Second is the political aspect. Now, I don’t find it too difficult to watch films that I don’t enjoy and try to sieve out their merits. For a while, I was considering how easy it is to understand middle America‘s love affair with its own domestic aspirations. I noticed that Hallestrom’s measured direction and the postcard-like photography were perfect vehicles for a simple and undemanding story. I couldn’t be so generous for long.

The film uses 9/11 as a pretext for a puerile romantic bind: love or country? This was done in a way that made me say the f-word at the screen. It hooks into the emotive, jingoistic, reactionary nonsense of the fallout while pretending to be only blandly patriotic. This is supposed to be the twist in the romantic tale.

I was still a bit stunned during the scenes that followed but I can faintly recall being unsurprised by the values and judgements assumed and reinforced. I couldn’t suspend my disbelief when the fictive strands returned. I do not use the word lightly: propaganda.

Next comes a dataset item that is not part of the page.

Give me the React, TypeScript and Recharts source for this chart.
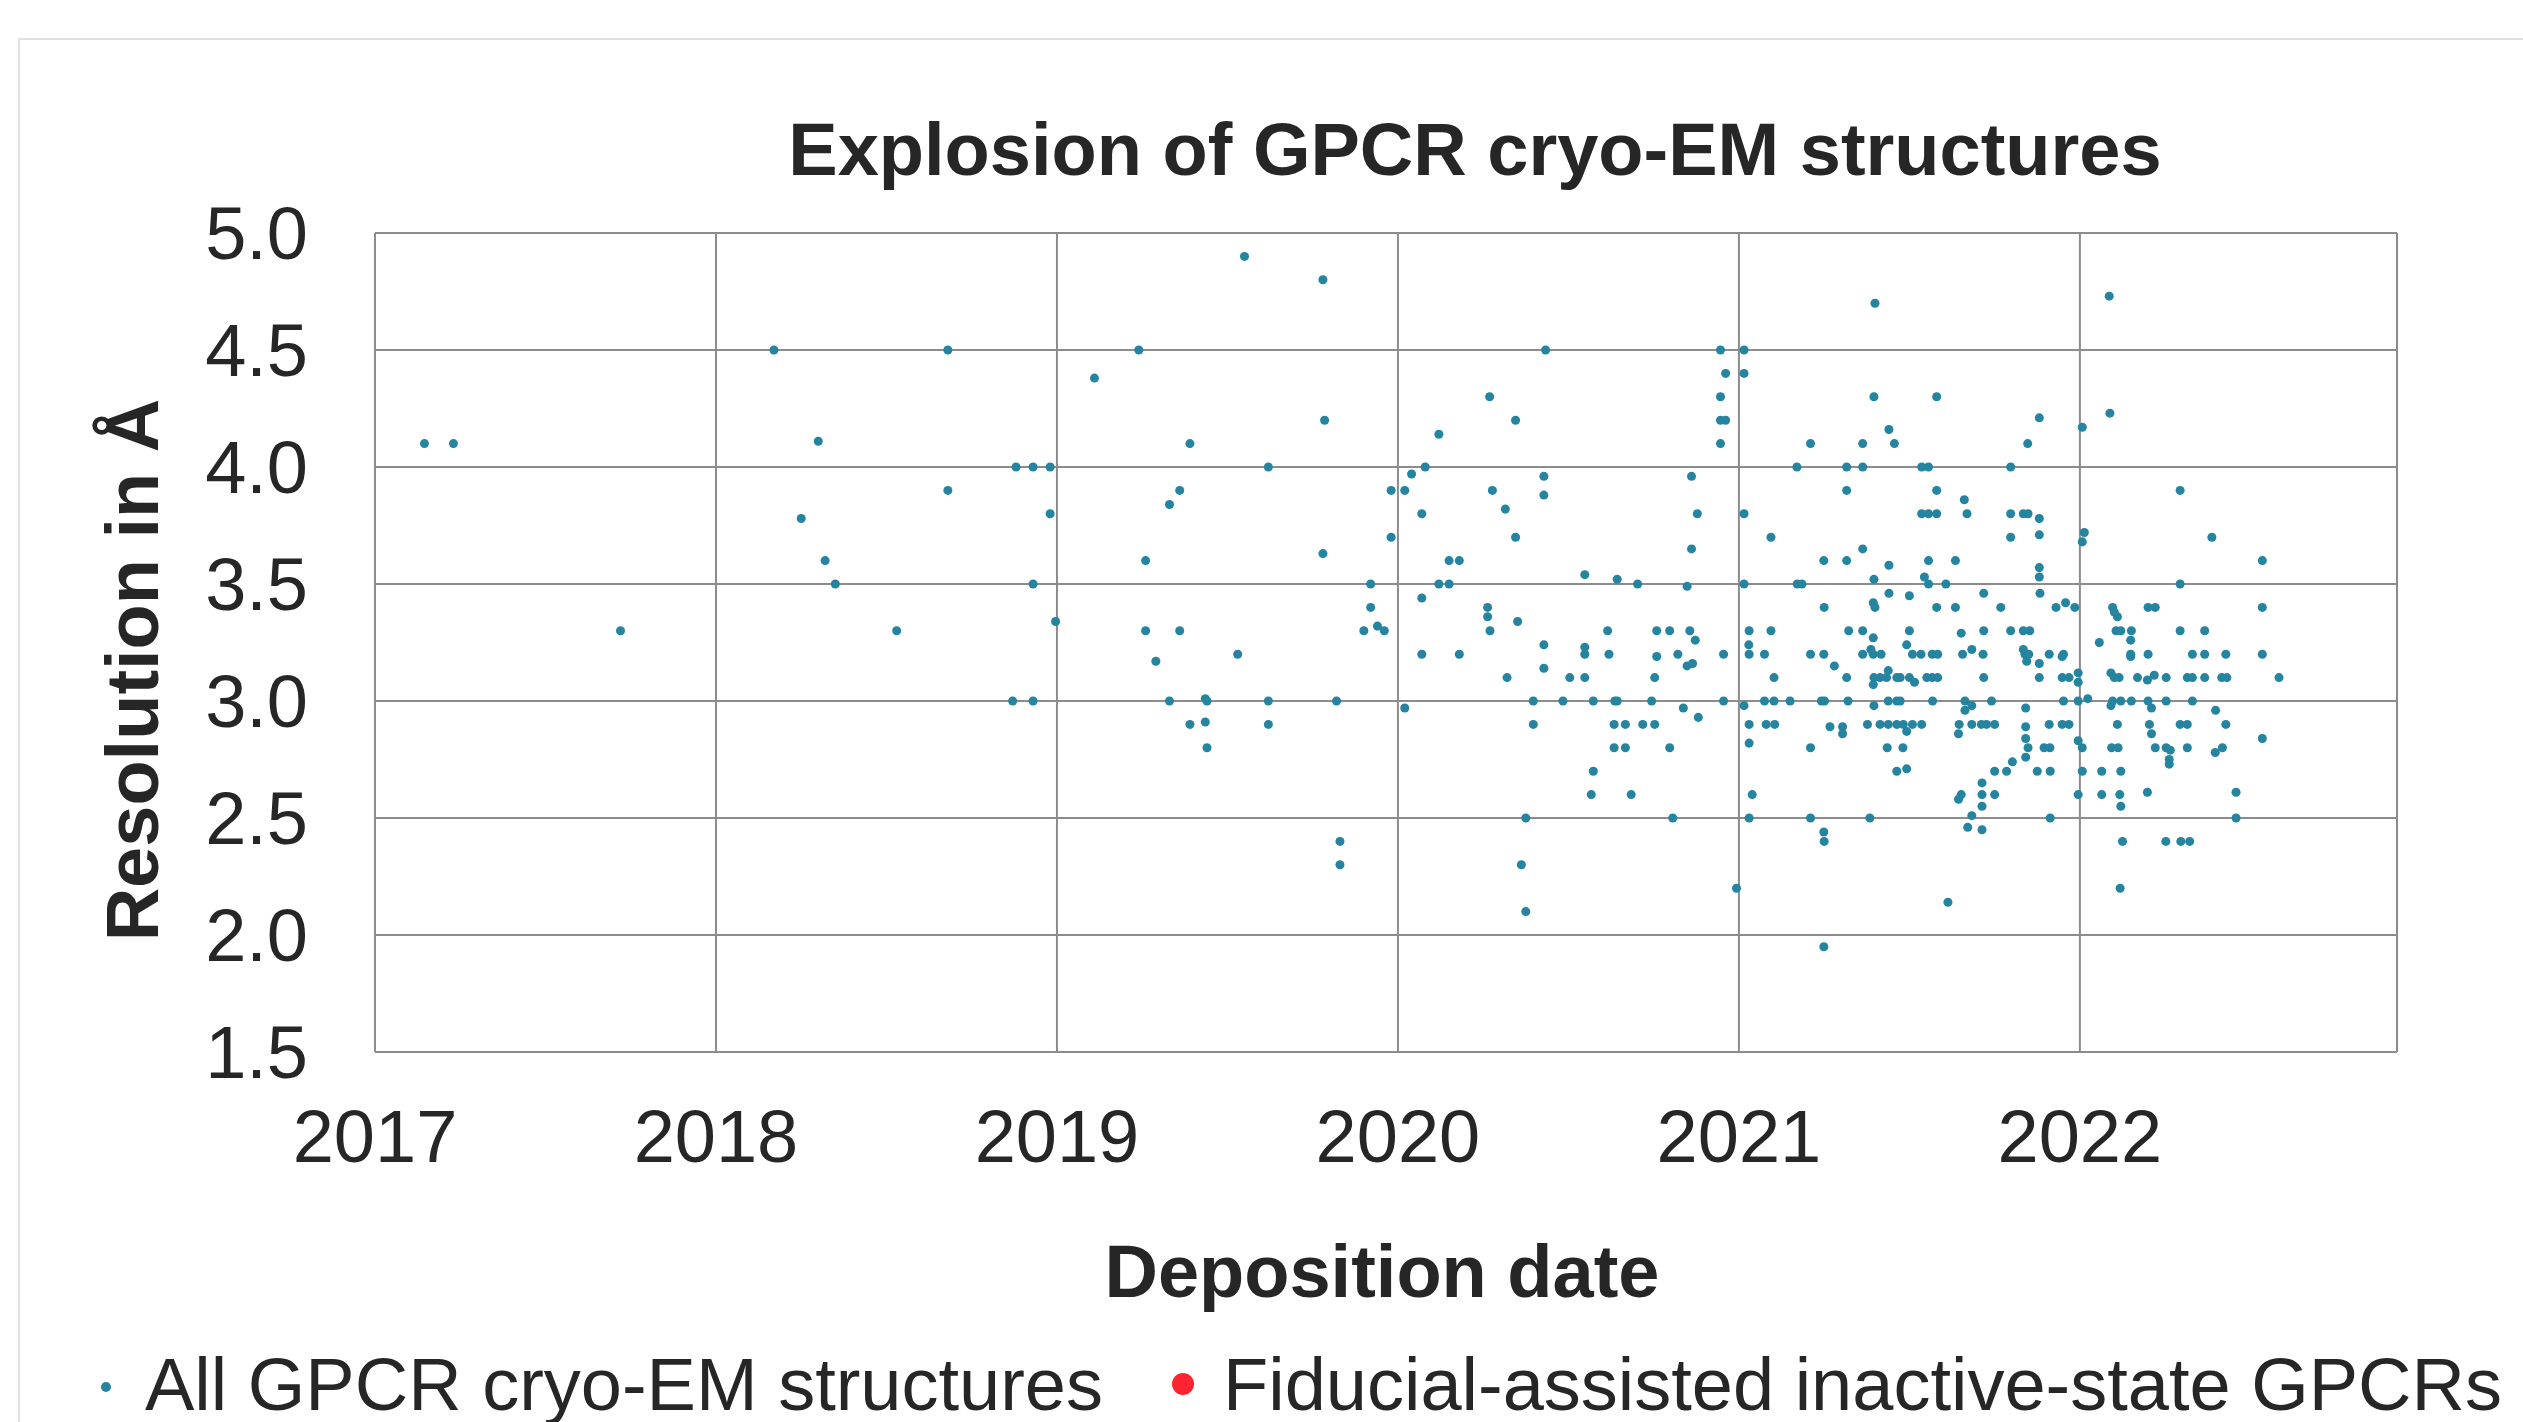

At one point there was a line of dialogue that, while spiralling into a vacuum of inanity, made me think something. Savannah says, “the saddest people I’ve ever met in life are the ones who don’t care deeply about anything at all.” Which made me think, “the scariest people I’ve ever met in life are the ones who don’t think deeply about anything at all.” They might just see this film and lap it up.

Dear John’s signature style of over-simplifying and repeating everything leaves no room for subtlety or duality of meaning but sometimes that’s exactly what is called for. I could have saved a lot of time and effort. This review might simply have read: Patronising and dangerous drivel. Utter, utter rubbish.